A great user experience is captivating. The current UX buzzword is "engaging." That's too weak. A great UX does more than engage you. It captures, entraps, tempts and seduces. It grabs you by the lapels, sucks you in and won't let you go (not that you want to go). It raises your heart rate, deepens your respiration. It is everything you want it to be, does everything you want it to do—and a whole lot more. Remember your first time at Google?
User experience is everything you do. Say your company is redesigning its Web site. "I want a great user experience," says the CEO. So reinvent the company. Management firebrand Tom Peters calls this Re-Imagining—the willingness to reconsider common business wisdom and the courage to put into action whatever you discover.
UX will do this to you because it calls into question everything you do.

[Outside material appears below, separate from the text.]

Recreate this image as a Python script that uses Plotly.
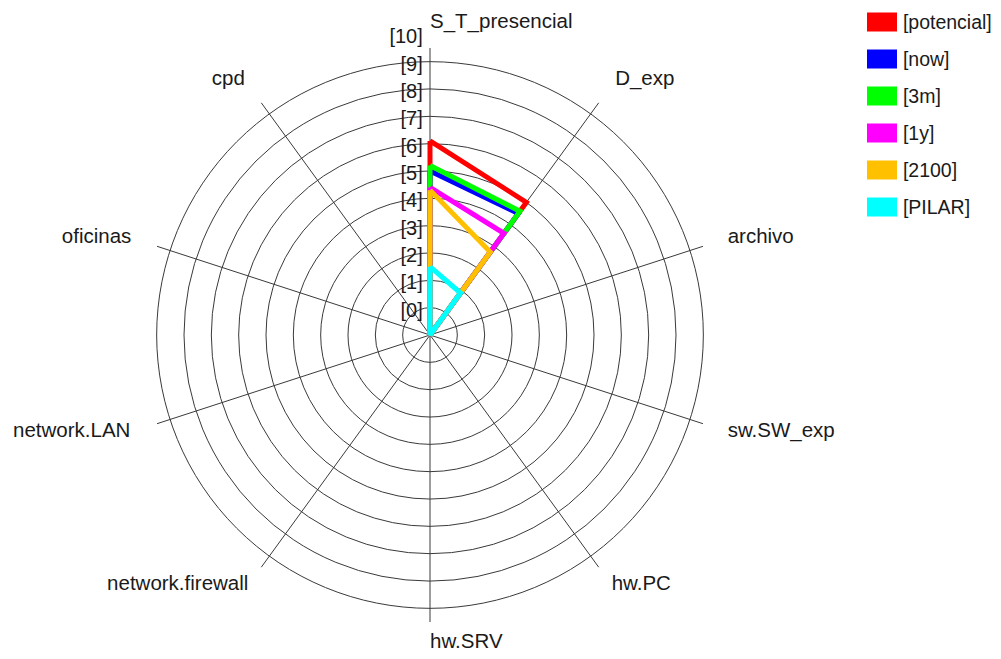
import math
import plotly.graph_objects as go

categories = ["S_T_presencial", "D_exp", "archivo", "sw.SW_exp", "hw.PC",
              "hw.SRV", "network.firewall", "network.LAN", "oficinas", "cpd"]

# -1 = no level (drawn at the centre of the web)
series_names = ["[potencial]", "[now]", "[3m]", "[1y]", "[2100]", "[PILAR]"]
potencial = [6.1, 5.0, -1, -1, -1, -1, -1, -1, -1, -1]
now = [5.0, 4.5, -1, -1, -1, -1, -1, -1, -1, -1]
m3 = [5.2, 4.6, -1, -1, -1, -1, -1, -1, -1, -1]
y1 = [4.4, 3.6, -1, -1, -1, -1, -1, -1, -1, -1]
y2100 = [4.3, 2.75, -1, -1, -1, -1, -1, -1, -1, -1]
pilar = [1.5, 0.9, -1, -1, -1, -1, -1, -1, -1, -1]

level_values = [0, 1, 2, 3, 4, 5, 6, 7, 8, 9, 10]
level_labels = ["[%d]" % v for v in level_values]

series = [potencial, now, m3, y1, y2100, pilar]
colors = ["#ff0000", "#0000ff", "#00ff00", "#ff00ff", "#ffc000", "#00ffff"]

FONT = "Liberation Sans, Arial, sans-serif"
FS = 20
FS_LEG = 19.5
FS_CAT = 20.5
TXT = "#1a1a1a"
GRID = "#3a3a3a"

# page body has an 8px margin, so the figure is 16px smaller than the window
W, H = 985, 643
cx, cy, R = 422, 327, 287          # web centre / radius in figure pixels
RMIN, RMAX = -1, 9.5               # radial range of the web
PX_PER_UNIT = R / (RMAX - RMIN)
R_LBL = min(cx, W - cx, cy, H - cy)            # label layer radius (px)
RMAX_LBL = R_LBL / PX_PER_UNIT + RMIN
# distance (px) of each category label anchor from the centre
label_px = [302, 315, 313, 313, 309, 298, 309, 315, 314, 315]
LEVEL_DY = 4 / PX_PER_UNIT         # level labels sit slightly below their ring

fig = go.Figure()

for name, vals, col in zip(series_names, series, colors):
    fig.add_trace(go.Scatterpolar(
        r=vals + vals[:1], theta=categories + categories[:1],
        mode="lines", line=dict(color=col, width=5),
        name=name, showlegend=False, hoverinfo="skip", subplot="polar"))

# level labels along the first axis
fig.add_trace(go.Scatterpolar(
    r=[v - LEVEL_DY for v in level_values],
    theta=[categories[0]] * len(level_values),
    mode="markers+text", text=level_labels, textposition="middle left",
    marker=dict(size=10, opacity=0),
    textfont=dict(family=FONT, size=FS, color=TXT),
    cliponaxis=False, showlegend=False, hoverinfo="skip", subplot="polar2"))

# category labels
n = len(categories)
positions = []
for i in range(n):
    a = 2 * math.pi * i / n
    s, c = math.sin(a), math.cos(a)
    v = "top" if c > 0.9 else ("bottom" if c < -0.9 else "middle")
    h = "left" if s < -0.1 else "right"
    positions.append(v + " " + h)

fig.add_trace(go.Scatterpolar(
    r=[min(p, R_LBL - 0.5) / PX_PER_UNIT + RMIN for p in label_px],
    theta=categories,
    mode="text", text=categories, textposition=positions,
    textfont=dict(family=FONT, size=FS_CAT, color=TXT),
    cliponaxis=False, showlegend=False, hoverinfo="skip", subplot="polar2"))

# legend: one swatch per series
fig.add_trace(go.Bar(
    x=[1] * len(series_names), y=series_names, orientation="h",
    marker=dict(color=colors, line=dict(width=0)),
    width=19 / 37, showlegend=False, hoverinfo="skip",
    xaxis="x", yaxis="y"))

hidden_axis = dict(showticklabels=False, ticks="", showline=False, showgrid=False)

fig.update_layout(
    width=W, height=H,
    margin=dict(l=0, r=0, t=0, b=0),
    paper_bgcolor="white",
    plot_bgcolor="rgba(0,0,0,0)",
    font=dict(family=FONT, size=FS, color=TXT),
    polar=dict(
        domain=dict(x=[(cx - R) / W, (cx + R) / W],
                    y=[(H - cy - R) / H, (H - cy + R) / H]),
        bgcolor="white",
        angularaxis=dict(direction="clockwise", rotation=90,
                         categoryorder="array", categoryarray=categories,
                         showticklabels=False, ticks="", showline=False,
                         gridcolor=GRID, gridwidth=1.4),
        radialaxis=dict(range=[RMIN, RMAX], tickvals=level_values[:-1],
                        showticklabels=False, ticks="", showline=False,
                        gridcolor=GRID, gridwidth=1.4),
    ),
    polar2=dict(
        domain=dict(x=[(cx - R_LBL) / W, (cx + R_LBL) / W],
                    y=[(H - cy - R_LBL) / H, (H - cy + R_LBL) / H]),
        bgcolor="rgba(0,0,0,0)",
        angularaxis=dict(direction="clockwise", rotation=90,
                         categoryorder="array", categoryarray=categories,
                         **hidden_axis),
        radialaxis=dict(range=[RMIN, RMAX_LBL], **hidden_axis),
    ),
    xaxis=dict(domain=[859 / W, 889 / W], range=[0, 1], fixedrange=True,
               **hidden_axis, zeroline=False),
    yaxis=dict(domain=[(H - 217.5) / H, 1.0], range=[5.5, -0.378],
               side="right", anchor="x", showgrid=False, showline=False,
               zeroline=False, ticks="outside", ticklen=1,
               tickcolor="rgba(0,0,0,0)",
               tickfont=dict(family=FONT, size=FS_LEG, color=TXT)),
    showlegend=False,
)

fig.write_html("out.html")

It's not just your Web site. It's not just your retail stores. It's the way you answer the phone. It's the paper and ink of your business cards. It's the people you hire, the driving of your truckers, the working conditions of your overseas workers, your environmental practices.
If you're serious about providing outstanding user experiences—and today, that should be a given—fasten your seat belt. Few aspirations have more potential for turning the world upside-down. Imagine a UX-obsessed government. A retail giant fanatical about the life experience of its employees. An airline zealous about its passengers' flying experience. A Web site you look forward to visiting time and again. A call center that cheerfully solves your problems.
That's why I'm obsessed about user experience. And that's why I write UXCentric.